One of my biggest complaints when using someone else’s computer is a lack of proper lighting. Adding a light source behind your screen greatly reduces eye strains and for that reason I’ve had one of my Philips LivingColors lights behind my screen for years. After searching for some Arduino projects I came across the Adalight project and just how easy it is to add a DIY Ambilight to your screen.

Items required for this project

All the items used for this project were ordered on Ali Express or already in my possession. Shipping to the Netherlands takes about 2 weeks when using Ali Standard Shipping but keep in mind shipping times to where you live may differ.

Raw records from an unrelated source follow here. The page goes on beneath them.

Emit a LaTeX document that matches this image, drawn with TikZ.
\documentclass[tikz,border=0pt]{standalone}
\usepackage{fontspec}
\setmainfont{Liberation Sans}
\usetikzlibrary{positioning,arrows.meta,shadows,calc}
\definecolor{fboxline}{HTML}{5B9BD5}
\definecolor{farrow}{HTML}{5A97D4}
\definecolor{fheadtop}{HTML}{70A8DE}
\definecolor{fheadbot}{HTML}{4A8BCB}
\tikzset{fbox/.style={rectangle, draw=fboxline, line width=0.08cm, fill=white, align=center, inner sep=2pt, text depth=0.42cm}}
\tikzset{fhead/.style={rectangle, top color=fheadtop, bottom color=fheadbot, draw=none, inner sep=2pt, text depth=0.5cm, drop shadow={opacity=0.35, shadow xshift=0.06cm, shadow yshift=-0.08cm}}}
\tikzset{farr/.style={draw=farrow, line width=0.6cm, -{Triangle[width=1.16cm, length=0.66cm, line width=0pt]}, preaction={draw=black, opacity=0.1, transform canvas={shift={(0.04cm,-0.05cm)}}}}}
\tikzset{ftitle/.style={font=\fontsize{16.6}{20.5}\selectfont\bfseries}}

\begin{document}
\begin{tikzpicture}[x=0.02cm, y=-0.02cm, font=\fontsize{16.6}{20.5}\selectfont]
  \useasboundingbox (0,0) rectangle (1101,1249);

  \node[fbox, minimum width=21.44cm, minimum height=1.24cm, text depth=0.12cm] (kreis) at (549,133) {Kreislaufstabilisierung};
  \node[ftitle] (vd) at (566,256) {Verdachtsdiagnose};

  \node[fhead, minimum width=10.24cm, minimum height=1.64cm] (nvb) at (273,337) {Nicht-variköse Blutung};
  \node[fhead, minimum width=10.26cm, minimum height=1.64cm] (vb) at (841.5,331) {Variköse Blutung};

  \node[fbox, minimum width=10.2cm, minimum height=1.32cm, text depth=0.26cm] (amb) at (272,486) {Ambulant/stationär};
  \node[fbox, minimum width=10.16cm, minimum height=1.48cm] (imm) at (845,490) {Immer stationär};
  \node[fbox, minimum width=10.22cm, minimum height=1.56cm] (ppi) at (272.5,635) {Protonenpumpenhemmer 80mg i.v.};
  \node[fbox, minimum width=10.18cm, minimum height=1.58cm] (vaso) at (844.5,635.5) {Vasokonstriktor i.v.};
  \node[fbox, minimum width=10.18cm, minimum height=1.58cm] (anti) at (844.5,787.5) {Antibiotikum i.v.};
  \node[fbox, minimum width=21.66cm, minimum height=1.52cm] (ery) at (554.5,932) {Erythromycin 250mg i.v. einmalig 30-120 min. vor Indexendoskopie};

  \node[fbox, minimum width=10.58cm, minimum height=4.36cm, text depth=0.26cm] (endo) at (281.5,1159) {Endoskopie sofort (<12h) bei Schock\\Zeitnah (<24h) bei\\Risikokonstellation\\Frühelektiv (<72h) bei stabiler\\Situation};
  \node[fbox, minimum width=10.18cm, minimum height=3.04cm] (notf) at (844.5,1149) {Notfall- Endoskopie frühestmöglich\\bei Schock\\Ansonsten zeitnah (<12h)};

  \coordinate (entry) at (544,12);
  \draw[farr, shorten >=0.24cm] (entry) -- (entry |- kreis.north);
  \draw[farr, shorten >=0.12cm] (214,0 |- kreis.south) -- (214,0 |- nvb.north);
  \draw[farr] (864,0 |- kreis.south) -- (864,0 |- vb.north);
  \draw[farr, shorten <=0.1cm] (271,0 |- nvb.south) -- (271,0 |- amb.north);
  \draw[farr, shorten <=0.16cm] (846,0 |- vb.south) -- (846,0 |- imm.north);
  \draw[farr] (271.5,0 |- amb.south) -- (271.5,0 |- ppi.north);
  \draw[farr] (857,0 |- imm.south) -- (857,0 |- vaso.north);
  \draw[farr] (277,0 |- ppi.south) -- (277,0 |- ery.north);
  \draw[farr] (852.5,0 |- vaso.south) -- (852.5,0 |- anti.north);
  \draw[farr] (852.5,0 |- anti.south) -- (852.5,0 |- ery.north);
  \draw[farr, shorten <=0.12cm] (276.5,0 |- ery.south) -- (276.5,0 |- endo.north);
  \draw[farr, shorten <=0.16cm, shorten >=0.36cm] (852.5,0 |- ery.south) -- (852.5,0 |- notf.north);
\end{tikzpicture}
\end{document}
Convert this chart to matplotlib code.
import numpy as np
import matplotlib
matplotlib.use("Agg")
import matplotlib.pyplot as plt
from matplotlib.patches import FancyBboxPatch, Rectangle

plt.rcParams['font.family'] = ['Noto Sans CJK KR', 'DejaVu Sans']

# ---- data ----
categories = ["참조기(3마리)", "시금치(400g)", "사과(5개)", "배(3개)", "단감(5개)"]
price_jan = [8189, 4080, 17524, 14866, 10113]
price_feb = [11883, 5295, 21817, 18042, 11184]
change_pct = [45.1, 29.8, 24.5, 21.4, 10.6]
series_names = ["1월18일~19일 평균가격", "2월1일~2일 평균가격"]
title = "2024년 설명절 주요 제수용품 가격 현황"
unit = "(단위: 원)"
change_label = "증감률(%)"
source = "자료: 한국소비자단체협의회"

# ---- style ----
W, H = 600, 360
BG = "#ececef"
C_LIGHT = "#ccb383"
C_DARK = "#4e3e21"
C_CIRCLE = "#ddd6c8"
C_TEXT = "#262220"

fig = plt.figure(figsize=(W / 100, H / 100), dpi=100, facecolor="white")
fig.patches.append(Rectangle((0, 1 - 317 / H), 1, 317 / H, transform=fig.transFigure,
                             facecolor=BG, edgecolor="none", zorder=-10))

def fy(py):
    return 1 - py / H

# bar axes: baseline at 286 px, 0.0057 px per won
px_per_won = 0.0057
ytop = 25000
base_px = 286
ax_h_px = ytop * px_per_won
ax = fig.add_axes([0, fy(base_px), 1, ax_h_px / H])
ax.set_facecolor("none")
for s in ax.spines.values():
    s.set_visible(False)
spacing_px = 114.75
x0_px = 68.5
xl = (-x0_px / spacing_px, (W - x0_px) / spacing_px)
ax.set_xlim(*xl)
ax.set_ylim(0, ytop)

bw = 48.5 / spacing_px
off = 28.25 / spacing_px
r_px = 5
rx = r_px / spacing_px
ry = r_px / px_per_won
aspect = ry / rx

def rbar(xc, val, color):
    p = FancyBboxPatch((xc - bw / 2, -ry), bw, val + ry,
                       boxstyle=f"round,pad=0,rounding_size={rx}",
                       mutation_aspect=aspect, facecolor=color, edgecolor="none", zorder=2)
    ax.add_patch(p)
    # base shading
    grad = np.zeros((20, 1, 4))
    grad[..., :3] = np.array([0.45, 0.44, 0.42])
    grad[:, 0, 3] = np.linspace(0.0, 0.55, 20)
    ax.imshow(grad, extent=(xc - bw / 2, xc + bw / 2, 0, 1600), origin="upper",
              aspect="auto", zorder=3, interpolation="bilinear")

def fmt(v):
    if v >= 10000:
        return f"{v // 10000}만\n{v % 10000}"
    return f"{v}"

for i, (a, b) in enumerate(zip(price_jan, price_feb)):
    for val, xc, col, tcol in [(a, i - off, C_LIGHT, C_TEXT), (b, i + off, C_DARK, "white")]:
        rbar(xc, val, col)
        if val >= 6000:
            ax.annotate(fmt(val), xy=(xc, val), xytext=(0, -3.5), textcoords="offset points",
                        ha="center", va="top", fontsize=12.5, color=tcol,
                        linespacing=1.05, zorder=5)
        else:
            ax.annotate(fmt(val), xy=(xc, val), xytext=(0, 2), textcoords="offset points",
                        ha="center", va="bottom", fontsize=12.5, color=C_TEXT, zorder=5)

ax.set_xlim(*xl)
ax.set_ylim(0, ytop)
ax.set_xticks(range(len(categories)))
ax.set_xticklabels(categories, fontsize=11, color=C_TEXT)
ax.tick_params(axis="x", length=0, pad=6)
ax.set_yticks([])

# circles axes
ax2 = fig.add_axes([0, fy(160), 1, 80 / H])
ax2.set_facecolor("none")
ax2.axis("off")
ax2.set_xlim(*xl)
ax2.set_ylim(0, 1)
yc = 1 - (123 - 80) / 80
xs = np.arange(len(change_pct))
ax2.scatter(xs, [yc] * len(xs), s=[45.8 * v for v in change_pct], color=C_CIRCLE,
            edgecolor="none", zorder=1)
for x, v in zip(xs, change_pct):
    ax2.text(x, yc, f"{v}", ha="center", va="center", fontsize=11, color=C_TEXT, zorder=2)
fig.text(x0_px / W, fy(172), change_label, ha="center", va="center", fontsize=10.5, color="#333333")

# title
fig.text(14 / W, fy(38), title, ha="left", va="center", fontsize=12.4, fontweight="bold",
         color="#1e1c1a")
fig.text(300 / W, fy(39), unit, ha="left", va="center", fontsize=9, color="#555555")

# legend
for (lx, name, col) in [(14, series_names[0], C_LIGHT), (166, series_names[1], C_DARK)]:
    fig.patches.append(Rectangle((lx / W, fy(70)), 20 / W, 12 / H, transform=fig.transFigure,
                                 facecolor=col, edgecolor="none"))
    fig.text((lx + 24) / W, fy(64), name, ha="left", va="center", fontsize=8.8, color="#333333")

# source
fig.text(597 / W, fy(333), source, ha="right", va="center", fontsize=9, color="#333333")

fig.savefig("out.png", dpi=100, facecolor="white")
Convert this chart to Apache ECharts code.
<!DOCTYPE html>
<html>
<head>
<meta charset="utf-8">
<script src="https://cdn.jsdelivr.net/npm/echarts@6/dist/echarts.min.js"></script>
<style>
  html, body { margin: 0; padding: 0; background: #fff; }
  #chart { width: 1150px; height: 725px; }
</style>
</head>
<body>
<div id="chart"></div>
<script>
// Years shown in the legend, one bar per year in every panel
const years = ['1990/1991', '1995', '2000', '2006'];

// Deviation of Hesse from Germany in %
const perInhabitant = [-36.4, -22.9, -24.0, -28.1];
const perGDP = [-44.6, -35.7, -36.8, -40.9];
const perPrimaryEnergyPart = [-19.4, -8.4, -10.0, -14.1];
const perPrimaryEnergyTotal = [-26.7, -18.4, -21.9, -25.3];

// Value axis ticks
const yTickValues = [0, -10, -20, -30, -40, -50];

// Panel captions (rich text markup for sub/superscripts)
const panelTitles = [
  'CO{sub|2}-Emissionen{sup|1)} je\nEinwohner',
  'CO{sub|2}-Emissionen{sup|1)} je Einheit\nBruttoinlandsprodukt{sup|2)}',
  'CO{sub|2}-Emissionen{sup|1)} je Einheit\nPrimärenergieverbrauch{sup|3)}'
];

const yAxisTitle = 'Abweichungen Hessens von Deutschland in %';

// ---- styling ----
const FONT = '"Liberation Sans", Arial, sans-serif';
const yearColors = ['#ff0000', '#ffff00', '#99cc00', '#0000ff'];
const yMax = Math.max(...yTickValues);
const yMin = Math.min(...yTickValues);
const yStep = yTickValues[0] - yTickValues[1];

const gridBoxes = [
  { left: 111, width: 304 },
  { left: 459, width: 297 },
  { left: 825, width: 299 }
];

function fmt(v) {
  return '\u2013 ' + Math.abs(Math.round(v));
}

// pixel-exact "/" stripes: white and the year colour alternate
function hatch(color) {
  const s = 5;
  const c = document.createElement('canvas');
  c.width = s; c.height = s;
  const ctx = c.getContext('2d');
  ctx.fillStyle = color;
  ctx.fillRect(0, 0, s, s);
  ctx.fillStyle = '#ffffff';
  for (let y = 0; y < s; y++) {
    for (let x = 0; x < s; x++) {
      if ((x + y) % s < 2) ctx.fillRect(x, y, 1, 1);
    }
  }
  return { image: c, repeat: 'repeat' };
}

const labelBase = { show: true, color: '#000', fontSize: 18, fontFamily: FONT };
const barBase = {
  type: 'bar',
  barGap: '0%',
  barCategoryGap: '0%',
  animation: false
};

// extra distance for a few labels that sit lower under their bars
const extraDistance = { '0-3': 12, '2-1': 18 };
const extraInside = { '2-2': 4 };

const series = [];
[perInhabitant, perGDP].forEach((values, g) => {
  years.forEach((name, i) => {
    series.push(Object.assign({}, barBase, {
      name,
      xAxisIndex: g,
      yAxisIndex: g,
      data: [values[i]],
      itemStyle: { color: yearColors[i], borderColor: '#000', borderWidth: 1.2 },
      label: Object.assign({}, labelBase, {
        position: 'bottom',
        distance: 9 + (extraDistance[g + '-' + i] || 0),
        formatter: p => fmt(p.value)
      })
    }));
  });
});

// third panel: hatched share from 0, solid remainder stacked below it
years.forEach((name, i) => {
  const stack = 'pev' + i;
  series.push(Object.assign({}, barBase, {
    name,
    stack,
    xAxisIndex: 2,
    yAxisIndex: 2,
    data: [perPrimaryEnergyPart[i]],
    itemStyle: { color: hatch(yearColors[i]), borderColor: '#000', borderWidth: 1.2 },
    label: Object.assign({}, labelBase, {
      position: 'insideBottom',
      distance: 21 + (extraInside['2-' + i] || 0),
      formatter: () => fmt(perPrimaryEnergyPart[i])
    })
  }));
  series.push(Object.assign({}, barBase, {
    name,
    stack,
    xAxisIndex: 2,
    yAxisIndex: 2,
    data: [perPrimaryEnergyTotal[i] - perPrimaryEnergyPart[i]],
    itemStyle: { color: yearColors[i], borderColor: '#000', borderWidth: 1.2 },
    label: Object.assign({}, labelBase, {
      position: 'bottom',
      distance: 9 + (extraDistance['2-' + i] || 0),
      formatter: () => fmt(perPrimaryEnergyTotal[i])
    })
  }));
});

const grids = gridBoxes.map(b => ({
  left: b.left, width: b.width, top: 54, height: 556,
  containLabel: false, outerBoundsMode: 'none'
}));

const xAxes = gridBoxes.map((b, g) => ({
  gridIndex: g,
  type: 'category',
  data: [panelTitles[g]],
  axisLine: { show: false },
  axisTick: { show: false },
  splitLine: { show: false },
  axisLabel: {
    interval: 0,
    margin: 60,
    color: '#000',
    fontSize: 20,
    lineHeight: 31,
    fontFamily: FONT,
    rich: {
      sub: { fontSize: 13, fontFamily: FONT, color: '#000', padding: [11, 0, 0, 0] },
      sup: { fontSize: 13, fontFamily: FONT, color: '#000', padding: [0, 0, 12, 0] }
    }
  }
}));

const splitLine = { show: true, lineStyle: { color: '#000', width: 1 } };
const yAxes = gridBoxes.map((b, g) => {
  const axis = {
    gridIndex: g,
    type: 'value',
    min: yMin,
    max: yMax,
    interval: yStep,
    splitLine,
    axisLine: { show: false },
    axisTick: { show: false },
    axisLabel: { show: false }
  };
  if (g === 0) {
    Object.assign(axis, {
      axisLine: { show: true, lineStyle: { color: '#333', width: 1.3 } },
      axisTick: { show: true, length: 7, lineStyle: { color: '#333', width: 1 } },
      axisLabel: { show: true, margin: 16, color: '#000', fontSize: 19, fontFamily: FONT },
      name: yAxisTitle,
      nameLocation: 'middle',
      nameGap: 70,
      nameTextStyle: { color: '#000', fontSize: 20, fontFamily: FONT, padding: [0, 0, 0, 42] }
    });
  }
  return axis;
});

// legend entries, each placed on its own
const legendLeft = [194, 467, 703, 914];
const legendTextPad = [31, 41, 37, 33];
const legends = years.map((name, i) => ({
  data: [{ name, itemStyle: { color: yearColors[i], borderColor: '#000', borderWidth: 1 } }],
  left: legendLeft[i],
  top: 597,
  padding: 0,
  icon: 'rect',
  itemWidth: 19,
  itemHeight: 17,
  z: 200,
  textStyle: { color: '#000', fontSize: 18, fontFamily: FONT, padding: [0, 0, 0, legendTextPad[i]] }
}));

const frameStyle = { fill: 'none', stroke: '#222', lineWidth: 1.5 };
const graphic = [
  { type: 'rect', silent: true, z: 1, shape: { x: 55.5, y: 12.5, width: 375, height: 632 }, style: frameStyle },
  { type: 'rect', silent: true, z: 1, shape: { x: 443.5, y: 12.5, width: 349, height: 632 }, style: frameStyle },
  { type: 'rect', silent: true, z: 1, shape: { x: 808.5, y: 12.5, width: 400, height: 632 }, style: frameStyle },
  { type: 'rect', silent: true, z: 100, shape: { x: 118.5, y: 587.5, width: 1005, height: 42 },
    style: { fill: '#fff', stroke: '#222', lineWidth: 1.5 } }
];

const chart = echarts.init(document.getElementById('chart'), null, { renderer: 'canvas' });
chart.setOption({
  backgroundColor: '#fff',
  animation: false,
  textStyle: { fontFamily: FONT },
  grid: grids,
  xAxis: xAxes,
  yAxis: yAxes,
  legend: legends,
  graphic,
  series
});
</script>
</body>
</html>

  • Any Arduino with an USB port such as a Nano or Uno. (€2.50)
  • WS2812 RGB LED strip. (€15 per 5 meters)
    • Don’t forget to measure the length you’ll need. For reference, I used 1 meter to add a strip to the top of 2 23″ monitors.
    • Strips with 30 and 60 LEDs per meter are common. More LEDs will result in smoother colour transitions, but also means a higher power draw (up to 60mA per RGB LED).
  • A suitable 5V DC power supply. The IKEA KOPPLA charger can provide up to 2.5A per USB port, costs €8 and unlike cheap Chinese chargers will not start a house fire.
  • Psieg’s Fork of Prismatik (Win, Mac, Linux).
  • The Adalight WS2812 code.
  • The FastLED library.
  • Basic soldering tools, a spare USB cable, breadboard cables, hot glue, and a cup of coffee to keep those caffeine levels up.

Hooking everything up

Upload the code to your Arduino, cut the strip to length and solder everything together using the schematic below. The shared ground connection is here to prevent things from going craycray. Also if you have a “dirty power” you should add a 220 Ohm resister on between the data line to prevent other minor bugs. If you’re planning on using multiple screens I’d also suggest using male and female headers between each monitor so you can easily connect and disconnect the strips if you ever need to move or replace your monitor.

adalight schematic

With everything connected you can now launch Prismatik and configure your newly made Adalight by using the instructions provided by the program. The program supports multiple screens, however you’ll have to add all the LED boxes on one screen and then drag them over to the other screen and resize them accordingly. You can also do this using by editing your profile txt file which can be opened from Prismatik’s profile screen. Once tested you can glue everything to your monitor using hot glue or double sided tape if you haven’t done so already.

Example videos

What better way to demonstrate this project than with some videos? The first video is a combination of demonstration videos and a proper movie example. The second video is the music mode build into Prismatik. Not shown here is the static light setting which just keeps the lights set to one colour.

 

Arduino Code Tweaks

One thing the Adalight code lacks is any form of power management. While power consumption shouldn’t be an issue if you’ve chosen a proper power supply, it can give you just enough headroom to use another charger you may already own. Without it the 64 LED”s I used would draw 2700mA when set to white on full brightness which is 200mA more than my charger is rated for. By adding the set_max_power_in_volts_and_milliamps function I reduced it to a measured 1800mA. Keep in mind this function is far from perfect considering I limited it to 1000mA and still drew 1800mA peaks. I also commented out the red green blue flash when you power on the Arduino as it gets annoying every time you boot your PC.